Type out the data exactly as given. Skip any image.

==== DATA BLOCK

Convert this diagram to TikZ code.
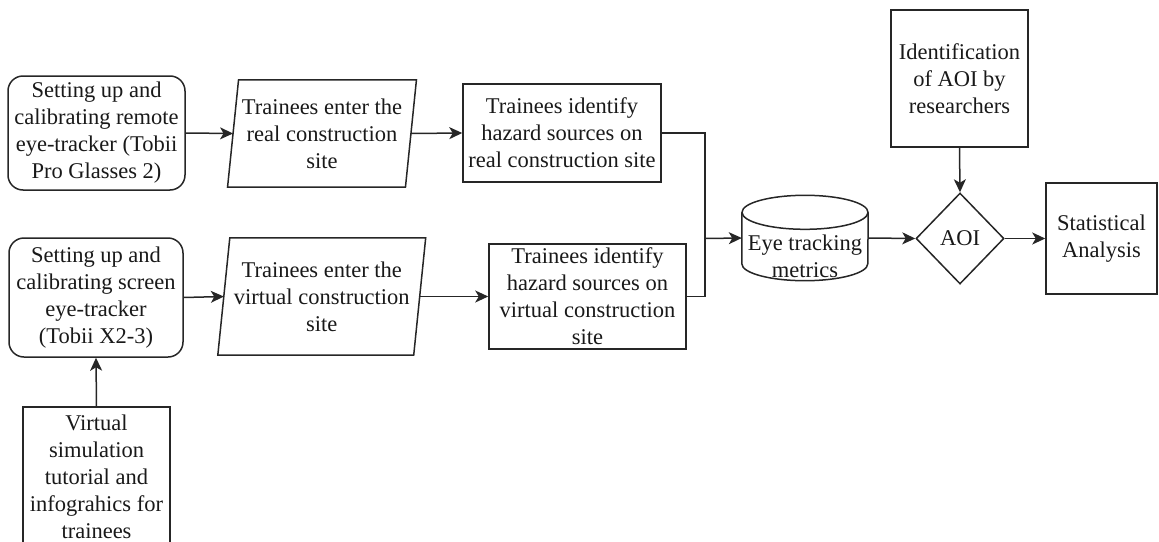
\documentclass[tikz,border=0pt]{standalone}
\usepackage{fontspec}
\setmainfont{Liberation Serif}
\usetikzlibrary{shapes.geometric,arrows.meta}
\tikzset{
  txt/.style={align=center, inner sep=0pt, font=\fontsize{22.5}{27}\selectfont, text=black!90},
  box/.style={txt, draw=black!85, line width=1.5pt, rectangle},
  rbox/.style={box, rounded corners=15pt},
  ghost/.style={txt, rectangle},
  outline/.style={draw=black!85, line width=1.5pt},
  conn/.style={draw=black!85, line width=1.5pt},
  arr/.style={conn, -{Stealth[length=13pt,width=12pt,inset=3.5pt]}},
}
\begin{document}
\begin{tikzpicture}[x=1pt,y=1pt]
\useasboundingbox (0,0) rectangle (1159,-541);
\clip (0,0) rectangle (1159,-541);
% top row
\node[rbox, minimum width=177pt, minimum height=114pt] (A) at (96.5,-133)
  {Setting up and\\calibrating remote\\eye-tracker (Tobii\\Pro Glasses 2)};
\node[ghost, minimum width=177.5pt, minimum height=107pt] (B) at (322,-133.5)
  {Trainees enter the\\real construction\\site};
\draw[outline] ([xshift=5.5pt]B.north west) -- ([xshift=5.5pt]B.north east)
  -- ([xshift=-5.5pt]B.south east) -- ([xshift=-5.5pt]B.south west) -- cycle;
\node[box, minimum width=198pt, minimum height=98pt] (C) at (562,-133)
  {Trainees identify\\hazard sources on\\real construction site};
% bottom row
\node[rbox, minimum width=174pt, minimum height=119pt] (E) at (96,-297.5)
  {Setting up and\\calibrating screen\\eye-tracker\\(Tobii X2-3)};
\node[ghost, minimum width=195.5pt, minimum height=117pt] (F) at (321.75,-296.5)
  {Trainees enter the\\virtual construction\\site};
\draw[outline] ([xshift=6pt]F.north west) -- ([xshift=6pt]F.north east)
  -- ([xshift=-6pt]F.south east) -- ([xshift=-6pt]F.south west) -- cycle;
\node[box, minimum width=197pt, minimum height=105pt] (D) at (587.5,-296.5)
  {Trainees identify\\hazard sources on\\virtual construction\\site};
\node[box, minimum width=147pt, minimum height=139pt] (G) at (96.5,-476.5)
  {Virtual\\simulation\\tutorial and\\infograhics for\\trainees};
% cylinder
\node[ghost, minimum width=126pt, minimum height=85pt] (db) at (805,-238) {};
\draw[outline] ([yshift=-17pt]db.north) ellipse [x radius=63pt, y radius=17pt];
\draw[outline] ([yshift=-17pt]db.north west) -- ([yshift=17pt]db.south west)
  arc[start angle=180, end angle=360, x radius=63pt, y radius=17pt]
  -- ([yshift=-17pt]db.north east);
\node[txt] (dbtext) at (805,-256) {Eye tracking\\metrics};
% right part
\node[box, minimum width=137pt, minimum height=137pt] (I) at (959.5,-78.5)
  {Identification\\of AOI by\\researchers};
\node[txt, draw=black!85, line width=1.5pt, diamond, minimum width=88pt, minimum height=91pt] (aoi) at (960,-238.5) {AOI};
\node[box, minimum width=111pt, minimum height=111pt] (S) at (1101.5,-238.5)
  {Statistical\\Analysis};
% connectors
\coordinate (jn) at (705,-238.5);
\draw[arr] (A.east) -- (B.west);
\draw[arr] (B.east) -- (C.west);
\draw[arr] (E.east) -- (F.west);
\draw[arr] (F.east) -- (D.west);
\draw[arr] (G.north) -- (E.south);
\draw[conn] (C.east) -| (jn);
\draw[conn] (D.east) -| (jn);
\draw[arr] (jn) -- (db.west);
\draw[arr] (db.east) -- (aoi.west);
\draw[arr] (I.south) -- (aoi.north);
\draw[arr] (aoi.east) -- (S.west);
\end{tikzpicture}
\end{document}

========

◆ OUTPUT BELOW ◆
Convert this diagram to TikZ code.
\documentclass[tikz,border=0pt]{standalone}
\usepackage{fontspec}
\setmainfont{Liberation Serif}
\usetikzlibrary{shapes.geometric,arrows.meta}
\tikzset{
  txt/.style={align=center, inner sep=0pt, font=\fontsize{22.5}{27}\selectfont, text=black!90},
  box/.style={txt, draw=black!85, line width=1.5pt, rectangle},
  rbox/.style={box, rounded corners=15pt},
  ghost/.style={txt, rectangle},
  outline/.style={draw=black!85, line width=1.5pt},
  conn/.style={draw=black!85, line width=1.5pt},
  arr/.style={conn, -{Stealth[length=13pt,width=12pt,inset=3.5pt]}},
}
\begin{document}
\begin{tikzpicture}[x=1pt,y=1pt]
\useasboundingbox (0,0) rectangle (1159,-541);
\clip (0,0) rectangle (1159,-541);
% top row
\node[rbox, minimum width=177pt, minimum height=114pt] (A) at (96.5,-133)
  {Setting up and\\calibrating remote\\eye-tracker (Tobii\\Pro Glasses 2)};
\node[ghost, minimum width=177.5pt, minimum height=107pt] (B) at (322,-133.5)
  {Trainees enter the\\real construction\\site};
\draw[outline] ([xshift=5.5pt]B.north west) -- ([xshift=5.5pt]B.north east)
  -- ([xshift=-5.5pt]B.south east) -- ([xshift=-5.5pt]B.south west) -- cycle;
\node[box, minimum width=198pt, minimum height=98pt] (C) at (562,-133)
  {Trainees identify\\hazard sources on\\real construction site};
% bottom row
\node[rbox, minimum width=174pt, minimum height=119pt] (E) at (96,-297.5)
  {Setting up and\\calibrating screen\\eye-tracker\\(Tobii X2-3)};
\node[ghost, minimum width=195.5pt, minimum height=117pt] (F) at (321.75,-296.5)
  {Trainees enter the\\virtual construction\\site};
\draw[outline] ([xshift=6pt]F.north west) -- ([xshift=6pt]F.north east)
  -- ([xshift=-6pt]F.south east) -- ([xshift=-6pt]F.south west) -- cycle;
\node[box, minimum width=197pt, minimum height=105pt] (D) at (587.5,-296.5)
  {Trainees identify\\hazard sources on\\virtual construction\\site};
\node[box, minimum width=147pt, minimum height=139pt] (G) at (96.5,-476.5)
  {Virtual\\simulation\\tutorial and\\infograhics for\\trainees};
% cylinder
\node[ghost, minimum width=126pt, minimum height=85pt] (db) at (805,-238) {};
\draw[outline] ([yshift=-17pt]db.north) ellipse [x radius=63pt, y radius=17pt];
\draw[outline] ([yshift=-17pt]db.north west) -- ([yshift=17pt]db.south west)
  arc[start angle=180, end angle=360, x radius=63pt, y radius=17pt]
  -- ([yshift=-17pt]db.north east);
\node[txt] (dbtext) at (805,-256) {Eye tracking\\metrics};
% right part
\node[box, minimum width=137pt, minimum height=137pt] (I) at (959.5,-78.5)
  {Identification\\of AOI by\\researchers};
\node[txt, draw=black!85, line width=1.5pt, diamond, minimum width=88pt, minimum height=91pt] (aoi) at (960,-238.5) {AOI};
\node[box, minimum width=111pt, minimum height=111pt] (S) at (1101.5,-238.5)
  {Statistical\\Analysis};
% connectors
\coordinate (jn) at (705,-238.5);
\draw[arr] (A.east) -- (B.west);
\draw[arr] (B.east) -- (C.west);
\draw[arr] (E.east) -- (F.west);
\draw[arr] (F.east) -- (D.west);
\draw[arr] (G.north) -- (E.south);
\draw[conn] (C.east) -| (jn);
\draw[conn] (D.east) -| (jn);
\draw[arr] (jn) -- (db.west);
\draw[arr] (db.east) -- (aoi.west);
\draw[arr] (I.south) -- (aoi.north);
\draw[arr] (aoi.east) -- (S.west);
\end{tikzpicture}
\end{document}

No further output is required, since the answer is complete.